In the nature of law practice, however, conflicting responsibilities are encountered. Virtually all difficult ethical problems arise from conflict between a lawyer’s responsibilities to clients, to the legal system and to the lawyer’s own interest in remaining an upright person while earning a satisfactory living.

Accordingly, because the spirit of the Rules of Professional Conduct seeks to prevent lawyers from encountering un-harmonious or conflicting responsibilities, the Committee believes it appropriate to consider not only whether a conflict of interest exists at the outset but also the probability that one may eventually be encountered or asserted. For example, it is conceivable, if not probable, that an opponent of one of your private clients who was appearing before the boards would object to your firm’s dual representation of the commission and such private client.
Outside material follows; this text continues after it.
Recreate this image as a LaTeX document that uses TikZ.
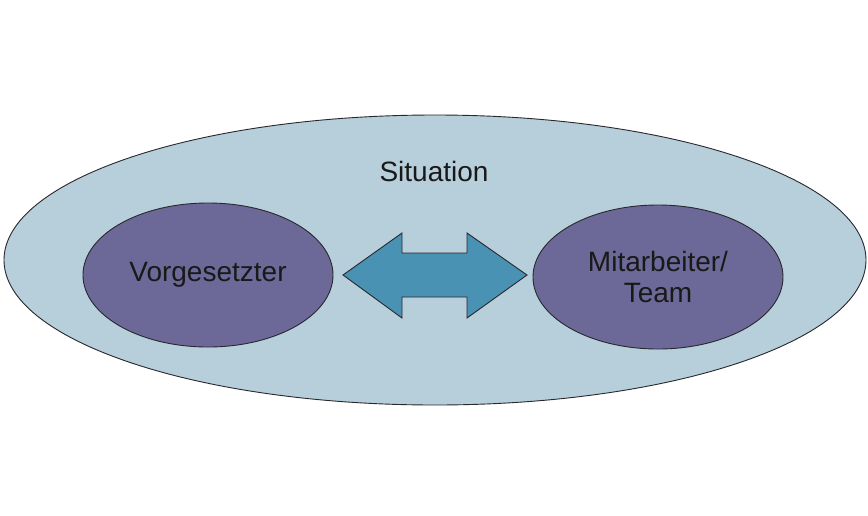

Given the political context of your firm’s dual representation, such an accusation might in itself cause your clients’ interests to become “directly adverse” or might cause your representation of one client to be “materially limited by” your responsibilities to the other or by your firm’s own interests.

In summary, while the Committee cannot conclude from the limited facts presented that the dual representation proposed is prohibited, the Committee strongly discourages it.
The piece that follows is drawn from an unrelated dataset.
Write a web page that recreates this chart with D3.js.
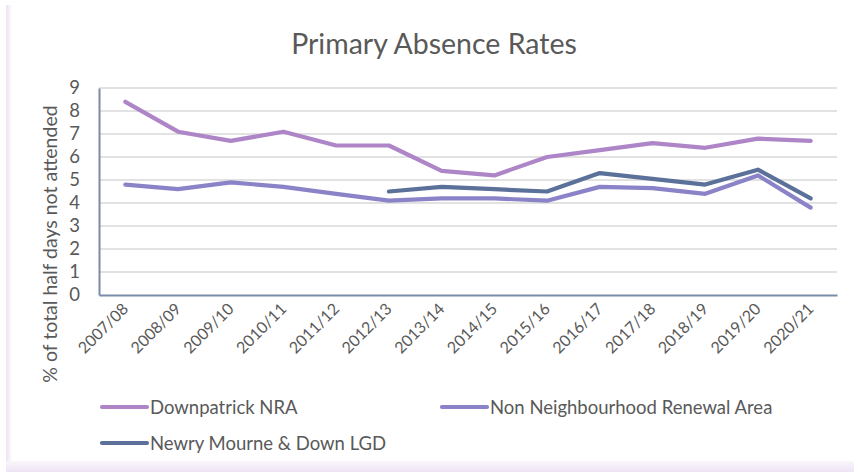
<!DOCTYPE html>
<html>
<head>
<meta charset="utf-8">
<script src="https://cdn.jsdelivr.net/npm/d3@7/dist/d3.min.js"></script>
<style>
  html, body { margin: 0; padding: 0; background: #fff; }
  svg { display: block; }
</style>
</head>
<body>
<svg id="chart" width="854" height="472"></svg>
<script>
// School years on the category axis
const years = ["2007/08","2008/09","2009/10","2010/11","2011/12","2012/13","2013/14",
               "2014/15","2015/16","2016/17","2017/18","2018/19","2019/20","2020/21"];

// % of total half days not attended
const downpatrickNRA = [8.4, 7.1, 6.7, 7.1, 6.5, 6.5, 5.4, 5.2, 6.0, 6.3, 6.6, 6.4, 6.8, 6.7];
const nonNRA         = [4.8, 4.6, 4.9, 4.7, 4.4, 4.1, 4.2, 4.2, 4.1, 4.7, 4.65, 4.4, 5.2, 3.8];
const newryLGD       = [null, null, null, null, null, 4.5, 4.7, 4.6, 4.5, 5.3, 5.05, 4.8, 5.45, 4.2];

const yTicks = [0, 1, 2, 3, 4, 5, 6, 7, 8, 9];

const seriesNames  = ["Downpatrick NRA", "Non Neighbourhood Renewal Area", "Newry Mourne & Down LGD"];
const seriesValues = [downpatrickNRA, nonNRA, newryLGD];
const seriesColors = ["#AE86C8", "#8A83C8", "#5B7199"];

const svg = d3.select("#chart");
const W = 854, H = 472;
const font = "Lato, 'Noto Sans', sans-serif";

// soft lavender frame round the chart
const defs = svg.append("defs");
const gb = defs.append("linearGradient").attr("id", "gBottom").attr("x1", 0).attr("y1", 0).attr("x2", 0).attr("y2", 1);
gb.append("stop").attr("offset", 0).attr("stop-color", "#FAF7FC");
gb.append("stop").attr("offset", 1).attr("stop-color", "#EDE3F5");
const gl = defs.append("linearGradient").attr("id", "gLeft").attr("x1", 0).attr("y1", 0).attr("x2", 1).attr("y2", 0);
gl.append("stop").attr("offset", 0).attr("stop-color", "#EBE1F3");
gl.append("stop").attr("offset", 1).attr("stop-color", "#FFFFFF");
svg.append("rect").attr("x", 0).attr("y", 0).attr("width", W).attr("height", H).attr("fill", "#fff");
svg.append("rect").attr("x", 6).attr("y", 5).attr("width", 6).attr("height", 457).attr("fill", "url(#gLeft)");
svg.append("rect").attr("x", 6).attr("y", 461).attr("width", W - 6).attr("height", 11).attr("fill", "url(#gBottom)");

const plot = { left: 99, right: 837, top: 88, bottom: 295 };

const x = d3.scaleBand().domain(years).range([plot.left, plot.right]).padding(0);
const y = d3.scaleLinear().domain([0, 9]).range([plot.bottom, plot.top]);
const cx = d => x(d) + x.bandwidth() / 2;

// title
svg.append("text")
  .attr("x", 434).attr("y", 54)
  .attr("text-anchor", "middle")
  .attr("font-family", font).attr("font-size", 28.5)
  .attr("fill", "#595959")
  .text("Primary Absence Rates");

// horizontal gridlines
svg.append("g")
  .selectAll("line")
  .data(yTicks.filter(t => t > 0))
  .join("line")
  .attr("x1", plot.left).attr("x2", plot.right)
  .attr("y1", d => y(d)).attr("y2", d => y(d))
  .attr("stroke", "#D9D9D9").attr("stroke-width", 1.5);

// y axis
const yAxis = svg.append("g")
  .attr("transform", `translate(${plot.left},0)`)
  .call(d3.axisLeft(y).tickValues(yTicks).tickSize(0).tickPadding(19));
yAxis.select(".domain").attr("stroke", "#7A8BA9").attr("stroke-width", 2);
yAxis.selectAll("text").attr("font-family", font).attr("font-size", 18.5).attr("fill", "#595959");

// x axis
const xAxis = svg.append("g")
  .attr("transform", `translate(0,${plot.bottom})`)
  .call(d3.axisBottom(x).tickSize(0).tickFormat(() => ""));
xAxis.select(".domain").attr("stroke", "#7A8BA9").attr("stroke-width", 2);

svg.append("g")
  .selectAll("text")
  .data(years)
  .join("text")
  .attr("transform", d => `translate(${cx(d) + 4},${plot.bottom + 15}) rotate(-45)`)
  .attr("text-anchor", "end")
  .attr("font-family", font).attr("font-size", 16)
  .attr("fill", "#595959")
  .text(d => d);

// y axis title
svg.append("text")
  .attr("transform", `translate(57,244) rotate(-90)`)
  .attr("text-anchor", "middle")
  .attr("font-family", font).attr("font-size", 19.5)
  .attr("fill", "#595959")
  .text("% of total half days not attended");

// series lines
const line = d3.line()
  .defined(d => d.v !== null)
  .x(d => cx(d.year))
  .y(d => y(d.v));

seriesValues.forEach((vals, i) => {
  const pts = years.map((yr, j) => ({ year: yr, v: vals[j] }));
  svg.append("path")
    .datum(pts)
    .attr("d", line)
    .attr("fill", "none")
    .attr("stroke", seriesColors[i])
    .attr("stroke-width", 4.2)
    .attr("stroke-linecap", "round")
    .attr("stroke-linejoin", "round");
});

// legend
const legendPos = [[100, 407], [440, 407], [100, 443]];
seriesNames.forEach((name, i) => {
  const [lx, ly] = legendPos[i];
  svg.append("line")
    .attr("x1", lx + 2).attr("x2", lx + 47)
    .attr("y1", ly).attr("y2", ly)
    .attr("stroke", seriesColors[i]).attr("stroke-width", 4.2)
    .attr("stroke-linecap", "round");
  svg.append("text")
    .attr("x", lx + 50).attr("y", ly + 6.5)
    .attr("font-family", font).attr("font-size", 18.5)
    .attr("fill", "#595959")
    .text(name);
});
</script>
</body>
</html>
We hope that this opinion is of assistance.

 

REFERENCES: Maryland Lawyers Rules of Professional Conduct, Rules 1.6(a), 1.7, 1.8(b), 2.1, 3.5, 6.4, 8.4; Preamble



DISCLAIMER: Opinions of the Maryland State Bar Association (MSBA) Ethics Committee are an uncompensated service of the MSBA. This Committee’s opinions are not binding on the Maryland Court of Appeals, Maryland Attorney Grievance Commission, MSBA or this Committee. The reader is advised that subsequent judicial opinions, revisions to the rules of professional conduct, and future opinions of this Committee may render the Opinions stated herein outdated. As such, the Committee’s opinions are advisory only and neither the Committee nor the MSBA assumes any liability whatsoever with respect thereto. Accordingly, reliance upon the opinions of this Committee is solely at the risk of the user.